Platonides wrote:
On 12/12/12 01:04, MZMcBride wrote:
Looking at the big picture, I don't think we'll ever see widespread editing from mobile devices. The user experience is simply too awful. The best I think most people are hoping for is the ability to easily fix a typo, maybe, but even then you have to assess costs vs. benefit. That is, is it really worth paying two or three full-time employees so that someone can easily change "Barrack" to "Barack" from his or her iPhone? Probably not.
Then maybe the only feature needed by the mobile apps is a "highlight article content" and "email me a bookmark to this when I'm on desktop".
Maybe. But if you have an entire mobile team, they're going to quickly run out of things to do.
David Gerard wrote:
OTOH, see recent coverage of Wikipedia in Africa, where it's basically going to be on phones. Cheap shitty smartphones. That the kids are *desperate* to get Wikipedia on. Do we want to make those readers into editors? It'd be nice.
Sure, it's difficult to argue against turning readers into editors. I'm asking if the described mobile-related efforts (i.e., going native) will get us any closer to our broader goals (creating and disseminating free educational content). And if so, how?
As I hinted in my previous post, I make a distinction between mobile app/site development work and initiatives such as Wikipedia Zero (which is probably what the kids in Africa are reading Wikipedia via). I think it makes sense to focus effort and energy on making Wikimedia wikis (not just Wikipedia!) available in more places. I'm not sure it makes a lot of sense to support editing and other interaction components on mobile devices.
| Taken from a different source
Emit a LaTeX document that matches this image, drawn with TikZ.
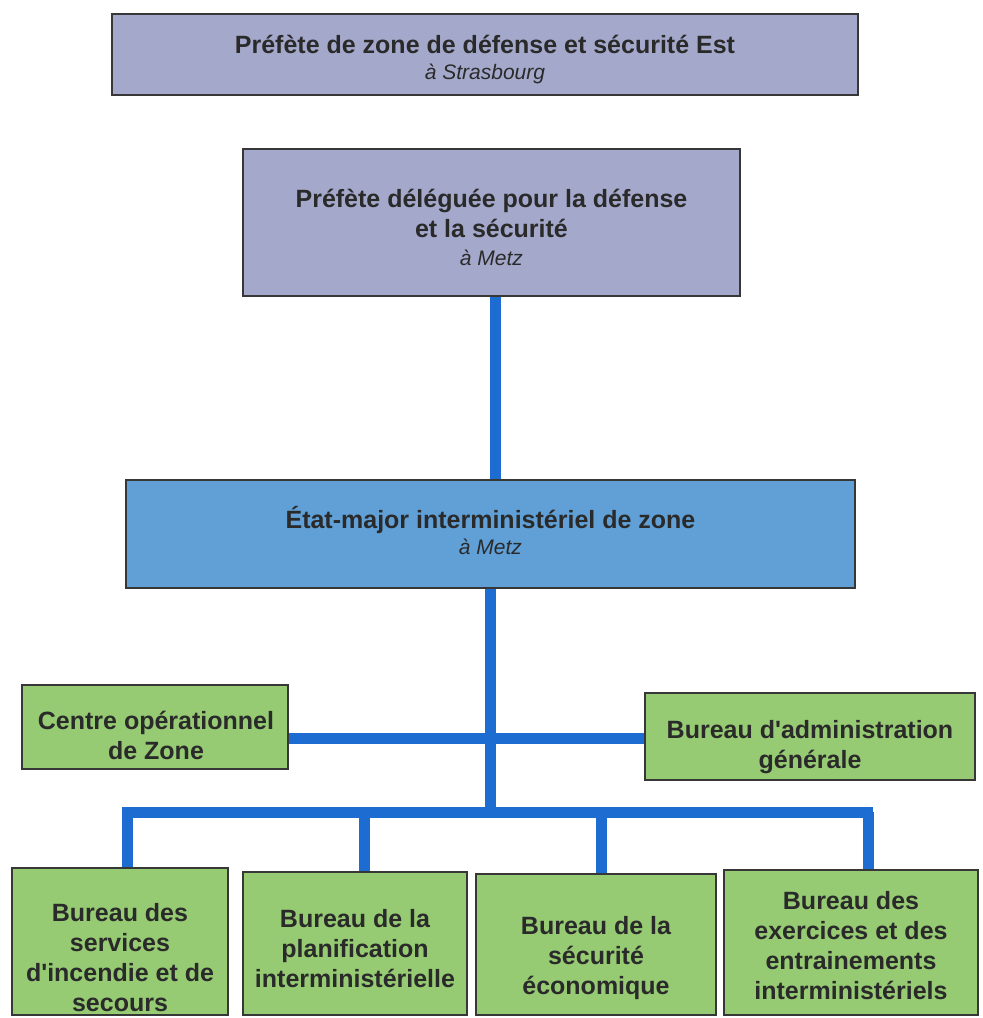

But, again, there's a lot of vagueness and ambiguity in this discussion, particularly with regard to what the _goals_ of mobile interaction actually are. Without having defined, measurable goals, it's almost impossible to make an informed decision here, in my opinion.
David Gerard wrote:
MZMcBride wrote:
Perhaps mobile uploading could use better native support, but again, is the cost worth it? Does Commons need more low-quality photos? And even as phone cameras get better, do those photos need to be _instantly_ uploaded to the site? There's something to be said for waiting until you get home to upload photos, especially given how cumbersome the photo upload process is (copyright, permissions, categorization, etc.). And this all side-steps the question of whether there are better organizations equipped at handling photos (such as Flickr or whatever).
This is a version of the general argument against participation. There are reasons it's not favoured.
Oh come on now, that's not really fair. I'm not arguing against participation, I'm arguing against shitty photos. I was almost completely uninvolved, but I seem to remember much ado earlier this year about Wiki Loves Monuments and mobile support (it even had its own mobile app, I guess?). But looking at all of the WLM winners (https://commons.wikimedia.org/wiki/Wiki_Loves_Monuments_2012_winners), were any of them taken on mobile devices? A quick sampling seems to suggest that all of the good photos came from Nikon or Sony cameras. That isn't to say that mobile uploads ("muploads") aren't ever going to be valuable to Wikimedia wikis, but it does raise the legitimate question of whether it's a good use of finite resources to support such projects. What is the value?